The video was taken by one of the fishermen who helped free the whale.

"The first report was on Thursday evening and the North Coast Mammal Center went up with the Coast Guard and was doing a reconnaissance. We were then able to assess where the animal was and that it was still moving." said Dawn Goley, direct of Humboldt State University's Marine Mammal Stranding Network.

She was part of the rescue effort.

"It was a pretty complicated entanglement. It had a few wraps around it's head of line, and one around its flippers, its pectoral flippers. And then it was tethered to the bottom of the ocean with these long lines that were attached to weights," Goley said.

She said the whale's head could barely emerge above water to breathe.

Goley said it took close to nine hours to free the entangled whale, but the whale couldn't have made it much longer on its own.

"I don't think that there is a way that it could of disentangled itself," Goley said. "Sometimes animals just get like one line wrapped around and they can get free on their own, but this whale wouldn't have gotten free on its own and it would've perished."

"The more lines that came off, the more free it became so it was able to breathe more easily and move more freely. And then at the end when it was totally free, it just swam sort of quietly around the boat and then it swam off," she said.

"It came back and it stared at us. It came back like three or four times and just hung out," said Damen Griffith, a fisherman giving a helping hand.

She explained that humpback whales feed on the Pacific coast from April to December, then they travel to the Gulf of Mexico to breed.

"It's also prime fishing season, and those two things overlap, and so where there is equipment in the water, whales can become entangled," Goley said.

In order to begin removing traps out of the sea, State Sen.
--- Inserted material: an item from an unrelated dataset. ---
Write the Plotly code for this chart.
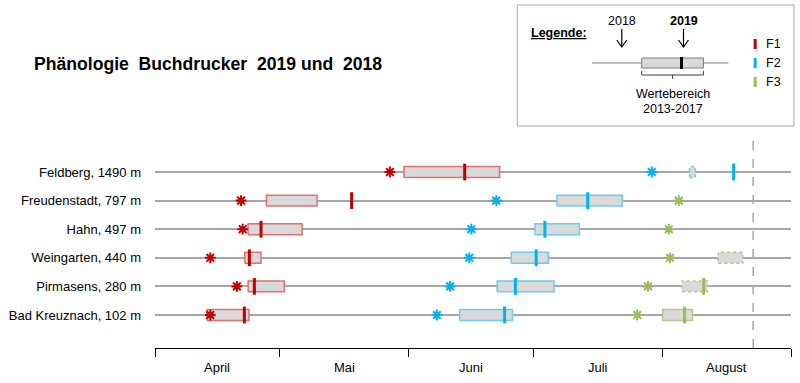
import plotly.graph_objects as go

# ---------------- data (days since 1 April) ----------------
stations = ["Feldberg, 1490 m", "Freudenstadt, 797 m", "Hahn, 497 m",
            "Weingarten, 440 m", "Pirmasens, 280 m", "Bad Kreuznach, 102 m"]
row_pos = [6, 5, 4, 3, 2, 1]

months = ["April", "Mai", "Juni", "Juli", "August"]
month_start = [0, 30, 61, 91, 122, 153]
today_mark = 143.9

# F1
f1_star_2018 = [56.5, 20.7, 21.1, 13.3, 19.7, 13.3]
f1_box_lo = [59.9, 26.8, 22.4, 21.6, 22.4, 12.5]
f1_box_hi = [82.9, 39.0, 35.4, 25.5, 31.1, 22.6]
f1_2019 = [74.5, 47.3, 25.5, 22.7, 23.9, 21.5]
f1_dotted = [False, False, False, False, False, False]

# F2
f2_star_2018 = [119.5, 82.1, 76.1, 75.6, 71.0, 67.8]
f2_box_lo = [128.6, 96.7, 91.4, 85.7, 82.3, 73.3]
f2_box_hi = [130.0, 112.4, 102.1, 94.6, 96.0, 86.0]
f2_2019 = [139.2, 104.1, 93.8, 91.7, 86.7, 84.1]
f2_dotted = [True, False, False, False, False, False]

# F3
f3_star_2018 = [None, 126.0, 123.6, 123.9, 118.6, 116.0]
f3_box_lo = [None, None, None, 135.5, 126.8, 122.1]
f3_box_hi = [None, None, None, 141.4, 132.9, 129.3]
f3_2019 = [None, None, None, None, 132.0, 127.4]
f3_dotted = [False, False, False, True, True, False]

phases = [
    dict(name="F1", star=f1_star_2018, lo=f1_box_lo, hi=f1_box_hi, mark=f1_2019, dotted=f1_dotted,
         color="#C00000", border="#E07070"),
    dict(name="F2", star=f2_star_2018, lo=f2_box_lo, hi=f2_box_hi, mark=f2_2019, dotted=f2_dotted,
         color="#00B0F0", border="#6CCDF2"),
    dict(name="F3", star=f3_star_2018, lo=f3_box_lo, hi=f3_box_hi, mark=f3_2019, dotted=f3_dotted,
         color="#9BBB59", border="#B3CB87"),
]

FONT = "Liberation Sans"
BOX_H = 0.19
Y_LO, Y_HI = -0.154, 7.364

fig = go.Figure()

# boxes (value range 2013-2017)
for ph in phases:
    for y, lo, hi, dot in zip(row_pos, ph["lo"], ph["hi"], ph["dotted"]):
        if lo is None:
            continue
        fig.add_trace(go.Scatter(
            x=[lo, hi, hi, lo, lo], y=[y - BOX_H, y - BOX_H, y + BOX_H, y + BOX_H, y - BOX_H],
            mode="lines", fill="toself", fillcolor="#D9D9D9",
            line=dict(color=ph["border"], width=1.5, dash="dot" if dot else "solid"),
            hoverinfo="skip", showlegend=False))

# 2019 marks
for ph in phases:
    xs = [v for v in ph["mark"] if v is not None]
    ys = [y for y, v in zip(row_pos, ph["mark"]) if v is not None]
    fig.add_trace(go.Scatter(x=xs, y=ys, mode="markers",
                             marker=dict(symbol="line-ns", size=12, color=ph["color"],
                                         line=dict(color=ph["color"], width=3)),
                             name=ph["name"] + " 2019", showlegend=False))

# 2018 stars
for ph in phases:
    xs = [v for v in ph["star"] if v is not None]
    ys = [y for y, v in zip(row_pos, ph["star"]) if v is not None]
    fig.add_trace(go.Scatter(x=xs, y=ys, mode="markers",
                             marker=dict(symbol="asterisk-open", size=9, color=ph["color"],
                                         line=dict(color=ph["color"], width=2)),
                             name=ph["name"] + " 2018", showlegend=False))

# --------------- layout helpers (pixel -> paper) ---------------
L, R, T, B = 152, 9, 133, 35
W, H = 800, 383
PW, PH = W - L - R, H - T - B


def PX(x):
    return (x - L) / PW


def PY(y):
    return (H - B - y) / PH


shapes = []
annotations = []

# dashed "today" line
shapes.append(dict(type="line", xref="x", yref="paper", x0=today_mark, x1=today_mark, y0=0, y1=1,
                   line=dict(color="#A6A6A6", width=1.5, dash="dash")))

# month labels
for i, m in enumerate(months):
    annotations.append(dict(x=(month_start[i] + month_start[i + 1]) / 2, y=PY(367), xref="x", yref="paper",
                            xanchor="center", yanchor="middle",
                            text=m, showarrow=False, font=dict(size=13, color="black", family=FONT)))

# title
annotations.append(dict(x=PX(28), y=PY(64), xref="paper", yref="paper", xanchor="left", yanchor="middle",
                        text="<b>Phänologie\u00a0 Buchdrucker\u00a0 2019 und\u00a0 2018</b>",
                        showarrow=False, font=dict(size=17.6, color="black", family=FONT)))

# legend frame
shapes.append(dict(type="rect", xref="paper", yref="paper", x0=PX(516), x1=PX(794), y0=PY(126), y1=PY(5),
                   line=dict(color="#A6A6A6", width=1), fillcolor="white", layer="below"))

lg_font = dict(size=12.5, color="black", family=FONT)


def ann(x, y, text, xanchor="center"):
    annotations.append(dict(x=PX(x), y=PY(y), xref="paper", yref="paper", text=text,
                            xanchor=xanchor, yanchor="middle", showarrow=False, font=lg_font))


ann(558, 33, "<b><u>Legende:</u></b>")
ann(621, 21, "2018")
ann(683, 21, "<b>2019</b>")
for ax_ in (621, 683):
    shapes.append(dict(type="line", xref="paper", yref="paper", x0=PX(ax_), x1=PX(ax_), y0=PY(29), y1=PY(47),
                       line=dict(color="black", width=1.2)))
    shapes.append(dict(type="path", xref="paper", yref="paper",
                       path=f"M {PX(ax_-5)},{PY(40)} L {PX(ax_)},{PY(47)} L {PX(ax_+5)},{PY(40)}",
                       line=dict(color="black", width=1.2)))
# legend sample line, box, mark
shapes.append(dict(type="line", xref="paper", yref="paper", x0=PX(591), x1=PX(728), y0=PY(63), y1=PY(63),
                   line=dict(color="#A6A6A6", width=1.5)))
shapes.append(dict(type="rect", xref="paper", yref="paper", x0=PX(641), x1=PX(703), y0=PY(68), y1=PY(58),
                   line=dict(color="#7F7F7F", width=1), fillcolor="#D9D9D9"))
shapes.append(dict(type="line", xref="paper", yref="paper", x0=PX(681), x1=PX(681), y0=PY(69), y1=PY(57),
                   line=dict(color="black", width=3)))
# bracket
shapes.append(dict(type="path", xref="paper", yref="paper",
                   path=f"M {PX(641)},{PY(71)} L {PX(641)},{PY(75)} L {PX(703)},{PY(75)} L {PX(703)},{PY(71)} "
                        f"M {PX(672)},{PY(75)} L {PX(672)},{PY(79)}",
                   line=dict(color="#404040", width=1)))
ann(672, 94, "Wertebereich")
ann(672, 109, "2013-2017")
# phase colour keys
for ph, yy in zip(phases, (44, 63, 82)):
    shapes.append(dict(type="line", xref="paper", yref="paper", x0=PX(755), x1=PX(755),
                       y0=PY(yy + 5), y1=PY(yy - 5), line=dict(color=ph["color"], width=3)))
    ann(764, yy, ph["name"], xanchor="left")

# legend star (drawn as a marker, outside the plot area)
x_per_px = 153 / PW
y_per_px = (Y_HI - Y_LO) / PH
fig.add_trace(go.Scatter(x=[(620 - L) * x_per_px], y=[Y_HI + (T - 63) * y_per_px], mode="markers",
                         marker=dict(symbol="asterisk-open", size=9, color="black",
                                     line=dict(color="black", width=2)),
                         cliponaxis=False, showlegend=False, hoverinfo="skip"))

fig.update_layout(
    width=W, height=H,
    margin=dict(l=L, r=R, t=T, b=B),
    paper_bgcolor="white", plot_bgcolor="white",
    showlegend=False,
    shapes=shapes, annotations=annotations,
    font=dict(family=FONT, color="black"),
    xaxis=dict(range=[0, 153], tickvals=month_start, ticktext=[""] * len(month_start),
               ticks="outside", ticklen=8, tickcolor="black", tickwidth=1,
               showline=True, linecolor="black", linewidth=1, showgrid=False, zeroline=False,
               fixedrange=True),
    yaxis=dict(range=[Y_LO, Y_HI], tickvals=row_pos, ticktext=stations,
               ticks="", showline=False, zeroline=False,
               showgrid=True, gridcolor="#A6A6A6", gridwidth=1.5,
               tickfont=dict(size=13, color="black", family=FONT), ticklabelstandoff=13,
               fixedrange=True),
)

fig.write_html("out.html", config={"displayModeBar": False},
               post_script="document.body.style.margin='0';")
Mike McGuire introduced Bill 1287, also known as the Whale Protection and Crab Gear Retrieval Act.

"If you lose or abandon a crab trap, a crabber can go out and pick up that lost or abandoned gear and get paid to bring it back to port," he said. "The individual who lost that crab gear or abandoned it then has to pay for it to get it back."

Goley said she expects all hands on deck when it comes to protecting our marine mammals.

"Based on our experience yesterday, the fishermen are our partners in this problem," she said. "You know, they don't want to hurt whales any more than the public wants them to, so we wouldn't have been as successful yesterday if we weren't working together with the fishing community in Crescent City."

Goley said state and local officials are moving in the right direction in regards of the protection of marine mammals.